Undercover Boss is a guilty pleasure for me. It’s fascinating to me to watch each of these episodes and see the different levels of sincerity, genuine concern, out and out bullshit, and varying viewpoints of each of these CEO’s that delve into their employees worlds.
Last night (DVR), I watched the above episode where Anthony Wedo, CEO of Buffets, Inc., works undercover at his restaurants. During his time, he met a married couple that both worked for his company at a Ryan’s in Lake Charles. During the course of the episode, you learned that the couple:
- worked different shifts, as they could not afford child care
- had one car, as they could not afford two
- were being evicted from their apartment and could not get another, as they could not save enough for a deposit
In the end, Mr. Wedo paid off the couple’s car, gave them money, gave them a 3 bedroom 2 bath house, and doubled the wife’s pay after giving her a promotion.
At no point did he seem to realize that he had met a couple that both worked at his restaurant and could not afford any of these things on their own easily, likely never would if they continued with the company, and that they were one of thousands of employees likely facing the same or remarkably similar issues.
“At the end of the day, what was really meaningful to me were the personal stories of my people,” Wedo said. “These are hard-working people trying to make ends meet in tough times. It inspired me to think about how I can create opportunities for families and people in our organization who are really struggling.”
Really? You may want to meet more than 3, there, Mr. Wedo.
The current federal minimum wage is $7.25 per hour. If a minimum wage worker is employed full-time (forty hours per week for 52 weeks), that worker would earn $15,080 annually.

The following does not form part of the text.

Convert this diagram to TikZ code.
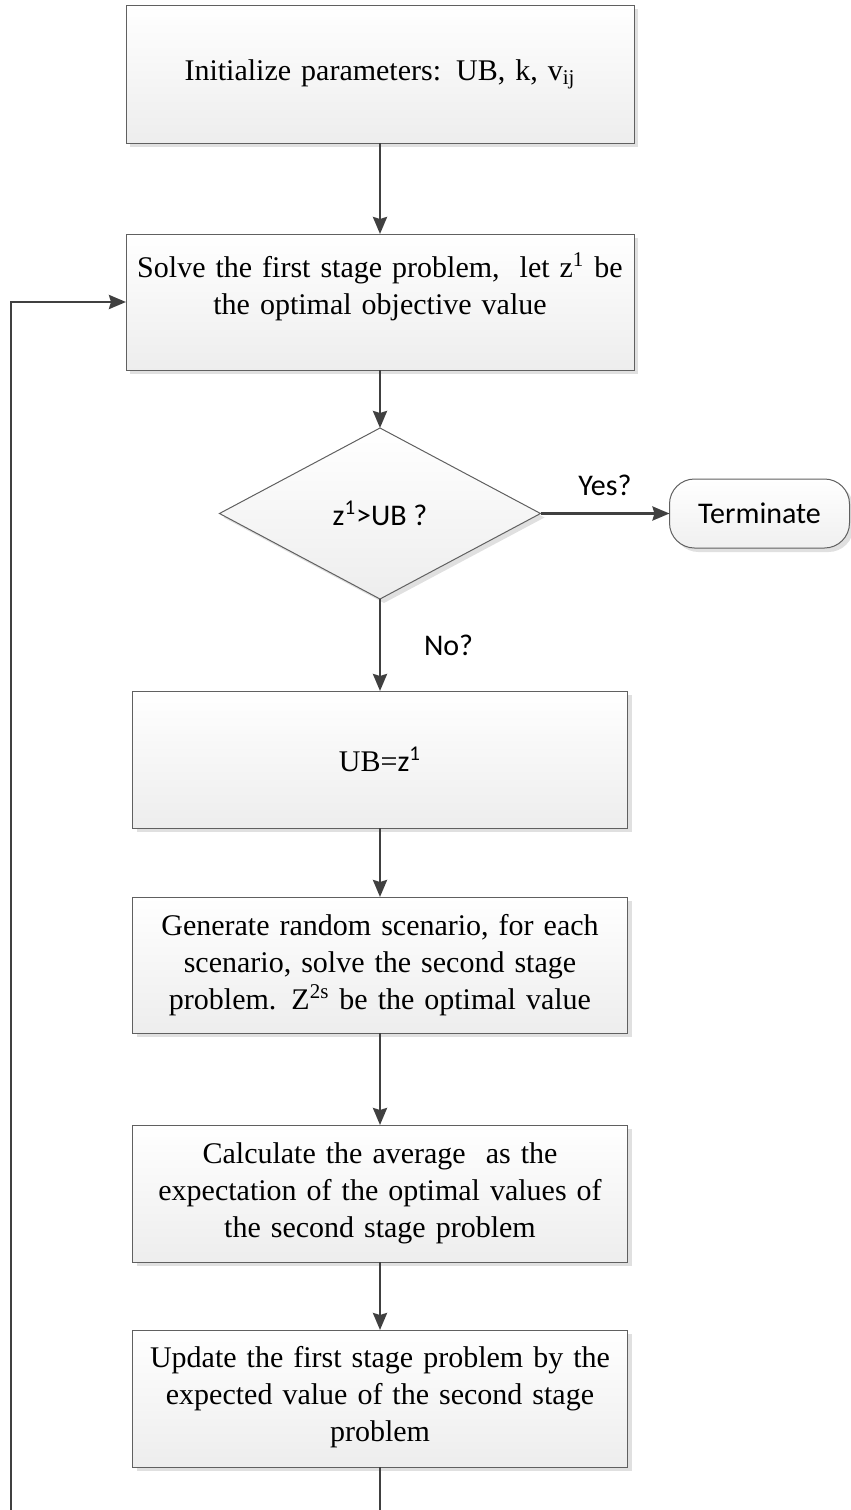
\documentclass[tikz,border=0pt]{standalone}
\usepackage{fontspec}
\setmainfont{Liberation Serif}
\newfontfamily\calibri{Carlito}
\usetikzlibrary{shapes.geometric, arrows.meta, shadows, calc, positioning}

\definecolor{linegray}{HTML}{404040}
\definecolor{bordergray}{HTML}{606060}

\begin{document}
\begin{tikzpicture}[node distance=1pt, outer sep=0pt, font=\fontsize{15}{18.5}\selectfont]

\tikzstyle{box}=[rectangle, draw=bordergray, line width=0.5pt, top color=white, bottom color=black!7, general shadow={fill=black!12, shadow xshift=2pt, shadow yshift=-2pt}, align=center, inner sep=2pt]
\tikzstyle{widebox}=[box, minimum height=68pt, text width=250pt]
\tikzstyle{normalbox}=[box, minimum height=68.5pt, text width=243.5pt]
\tikzstyle{decision}=[diamond, draw=bordergray, line width=0.5pt, top color=white, bottom color=black!7, general shadow={fill=black!12, shadow xshift=2pt, shadow yshift=-2pt}, aspect=1.88, minimum width=160.5pt, minimum height=85.5pt, inner sep=0pt, font=\calibri\fontsize{15}{18}\selectfont]
\tikzstyle{stopbox}=[rectangle, rounded corners=12.5pt, draw=bordergray, line width=0.5pt, top color=white, bottom color=black!6, general shadow={fill=black!12, shadow xshift=2pt, shadow yshift=-2pt}, minimum width=90pt, minimum height=34.5pt, inner sep=0pt, font=\calibri\fontsize{15}{18}\selectfont]
\tikzstyle{answer}=[inner sep=0pt, font=\calibri\fontsize{15}{18}\selectfont]
\tikzstyle{arrow}=[draw=linegray, line width=1.4pt, -{Stealth[length=8.5pt, width=7pt, inset=1pt]}]

\useasboundingbox (0,0) rectangle (425.5pt,-755pt);
\clip (0,0) rectangle (425.5pt,-755pt);

\node[widebox, minimum height=69pt] (init) at (190pt,-37pt) {Initialize parameters: UB, k, v\textsubscript{ij}};
\node[widebox] (solve) [below = 45.5pt of init] {Solve the first stage problem,\ \ let z\textsuperscript{1} be\\the optimal objective value\\\mbox{}};
\node[decision] (check) [below = 29pt of solve] {z\textsuperscript{1}>UB ?};
\node[stopbox] (stop) [right = 64.5pt of check] {Terminate};
\node[normalbox] (setub) [below = 46pt of check] {UB={\calibri z\textsuperscript{1}}};
\node[normalbox, minimum height=68pt] (scen) [below = 34.5pt of setub] {Generate random scenario, for each\\scenario, solve the second stage\\problem. Z\textsuperscript{2s} be the optimal value};
\node[normalbox] (avg) [below = 46pt of scen] {Calculate the average\ \ as the\\expectation of the optimal values of\\the second stage problem};
\node[normalbox] (update) [below = 34pt of avg] {Update the first stage problem by the\\expected value of the second stage\\problem\\[-13.5pt]\mbox{}};

\coordinate (rail) at (5.5pt,-800pt);

\draw[arrow] (init) -- (solve);
\draw[arrow] (solve) -- (check);
\draw[arrow] (check) -- node[answer, midway, above=9pt] {Yes?} (stop);
\draw[arrow] (check) -- node[answer, midway, right=22pt] {No?} (setub);
\draw[arrow] (setub) -- (scen);
\draw[arrow] (scen) -- (avg);
\draw[arrow] (avg) -- (update);
\draw[arrow] (update.south) |- (rail) |- (solve.west);
\end{tikzpicture}
\end{document}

In 2012, the poverty threshold for a single individual was $11,945 and the poverty threshold for a family of 4 with two children under 18 was $22,283.
Thus, a single full-time minimum wage worker has an income above the poverty threshold but if a full-time minimum wage worker is the sole source of income in a family of four, that family’s income is only 65% of the amount required to meet its basic needs.
Buffets, Inc. wage lawsuit: http://getmansweeney.com/current-cases/buffets-minimum-wage
This case is brought by three Servers who are working for or worked for Buffets, Inc. As tipped employees, the Servers are paid less than $4.00 per hour. The Plaintiffs allege that Buffets, Inc. has a policy of requiring Servers to perform non tip-producing work for which they should be paid at least the full minimum wage ($7.25 per hour under federal law and $7.85 under Ohio state law). They claim that Buffets, Inc. drives down its labor costs by requiring Servers to do a host of non-tip producing work, including washing dishes, cleaning floors, washing walls and furniture, emptying trash, preparing food, cleaning storage areas and light fixtures, blinds and picture frames, and stocking food service stations and that these tasks comprise more than 20% of Servers work. In addition, they claim that Buffets, Inc. requires Servers to work for no pay at all by requiring them to clock-in and out at pre-scheduled times regardless of when they actually begin or end work. This case seeks to compel Buffets, Inc. to pay the Plaintiffs and a class of similarly situated employees at least the minimum wage for their non tip-producing work for the past three years, an equal amount of liquidated damages, interest, and the costs and attorneys’ fees incurred in bringing this litigation.
Glassdoor on Buffet Holdings:
10% of employees recommend this company to a friend
At least its nice the folks on TV got a little something something. Pity about the other 17,000-ish employees.